When I saw my closest friends last week, I gave each woman a lengthy embrace. I could practically visualize the time melting away, along with all my distress. It felt so good to be in the company of each of them. I'll admit I wasn't on the best of terms with them all when I moved away, something I feel a lot of sorrow about, but we had reconnected through FaceBook and I was genuinely glad to spend time with them.

As we traveled around North Carolina and visited with my friends, I was reminded of my past life there in a way I hadn't been in years. I thought of my ex-husband, of our failed marriage, of the beautiful house we had owned, of Ritz and the comfort he had brought me as I moved and left those things behind.

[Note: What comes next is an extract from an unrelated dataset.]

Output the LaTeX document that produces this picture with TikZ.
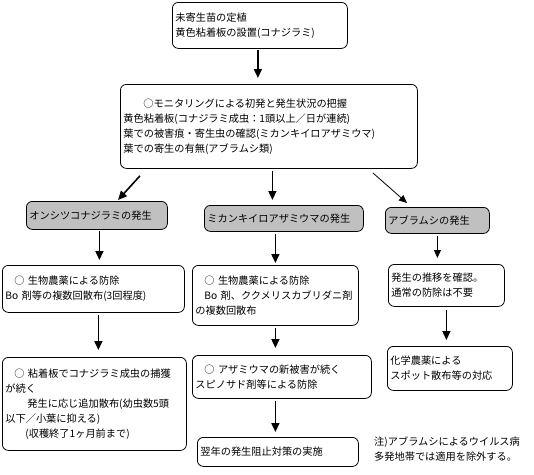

I was hoping to return home with a sense that I had come full circle, that I had gone back to face my demons. But instead of feeling separate from the woman I was, I feel more connected to her. I see that even though I'm different in many ways, I'm still the same at my core. I still feel a strong connection to the people I knew there and the different places I lived. It's all a part of me. Looking at those words typed out, it sounds a bit cliche but I can't think of a better way to say it. I feel Ritz's absence a bit stronger today than I have in a while. I'm glad our anniversary came so close to my trip to where we moved from. It reminds me of how far I've come in the past eight years and how far I will probably go in the next eight.